Sur le papier, la promesse était belle.
Comme Nils Frahm s’était entiché du premier album de System, publié sur Scape en 2002, il a rencontré les Danois à l’occasion d’un concert. De fil en aiguille le pianiste devenu une véritable célébrité dans son registre a proposé à System de collaborer le temps d’un album. Il a donc livrer des boucles de piano, orgues et synthés aux mains expertes du trio de faiseurs de sons composé de Thomas Knak (Opiate), Anders Remmer (Dub Tractor) et Jesper Skaaning (Acustic) – ces trois-là collaborent aussi avec brio sous le nom de Future 3 ou People Press Play. En toute logique, on pouvait espérer que Plus (Morr Music), l’album né après deux années de travail de studio, soit la parfaite alchimie entre le minimalisme électronique des uns, voire même en y introduisant des inflexions dub (ce n’est pas pour rien que System a fait ses débuts sur le label de Pole), et des boucles séminales en noir et blanc de l’Allemand. D’autant que Nils Frahm a déjà collaboré plusieurs fois avec son pote Ólafur Arnalds pour des œuvres électro-organiques grisantes (le sublime Stare par exemple) ou encore avec Machinefabriek ou John Talabot.

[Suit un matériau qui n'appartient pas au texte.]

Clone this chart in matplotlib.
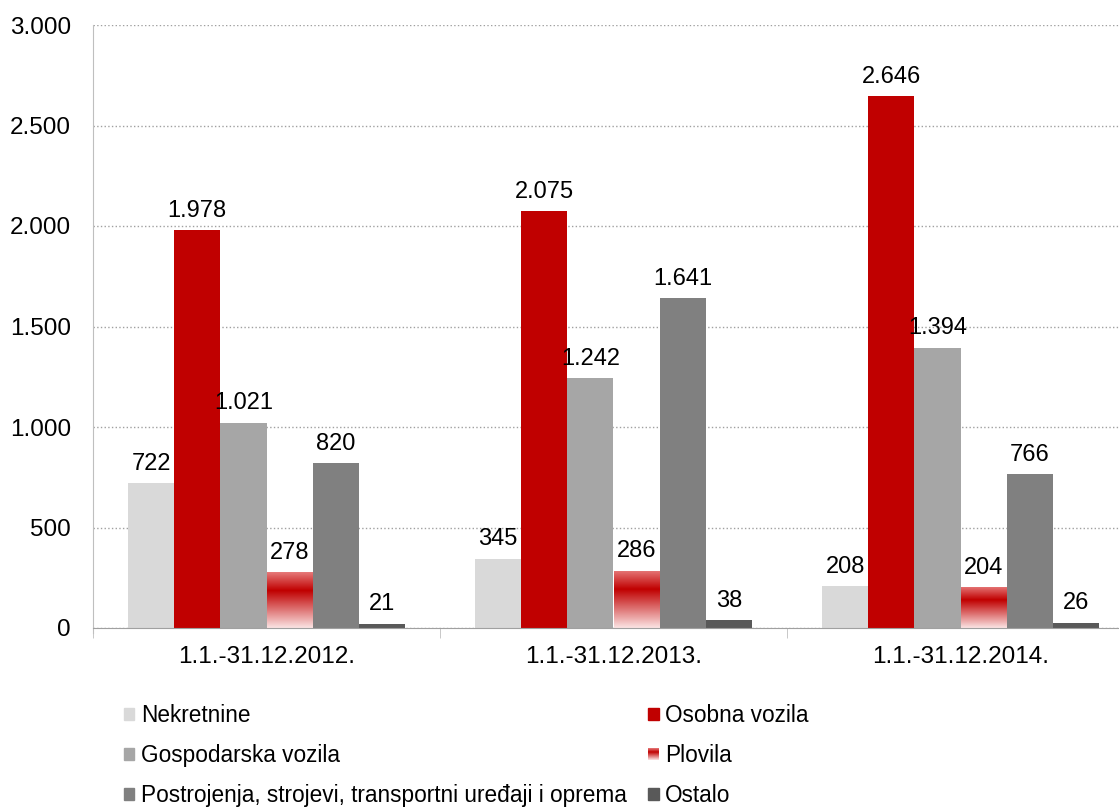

Mais peut-être est-ce trop évident et puis tant mieux, les rencontres ne sont intéressantes que si elles transcendent la somme des talents en présence. Et c’est là que la déception pointe. Après avoir écouté les jolis motifs de Frahm, System a décidé de délaisser complètement le clicks’n’cuts pour bâtir de longues nappes éthérées en forme de papier peint sonore. C’est plutôt joliment monté, bien amené, impeccablement produit. On capte quelques très belles phrases musicales au piano plongées dans des décors énigmatiques, comme sur les deux morceaux qui ouvrent chacune des faces du LP (Open et Minus). Malheureusement, sur la longueur, Plus ressemble à un exercice de style destiné aux audiophiles et seule une écoute attentive au casque permet d’apprécier la qualité des compositions. Contrairement aux œuvres en solitaires de Nils Frahm, il s’agit plus de la bande-son de longs plans-séquences qu’une narration – il est d’ailleurs significatif que son nom n’apparaisse pas en signature de ce disque. Quant à System leur capacité à ciseler des mélodies en coupé-décalé semble être altérée. On attend que Stille s’emballe dans une relecture moderne et électronique du motif de Twin Peaks, que Drift réveille le fantôme de Seefeel ou que ce soit celui d’Arovane le temps d’un tour de Piste. Bref, on attendait « plus » de cet album qui se revendique explicitement de l’électronica du début des années 2000.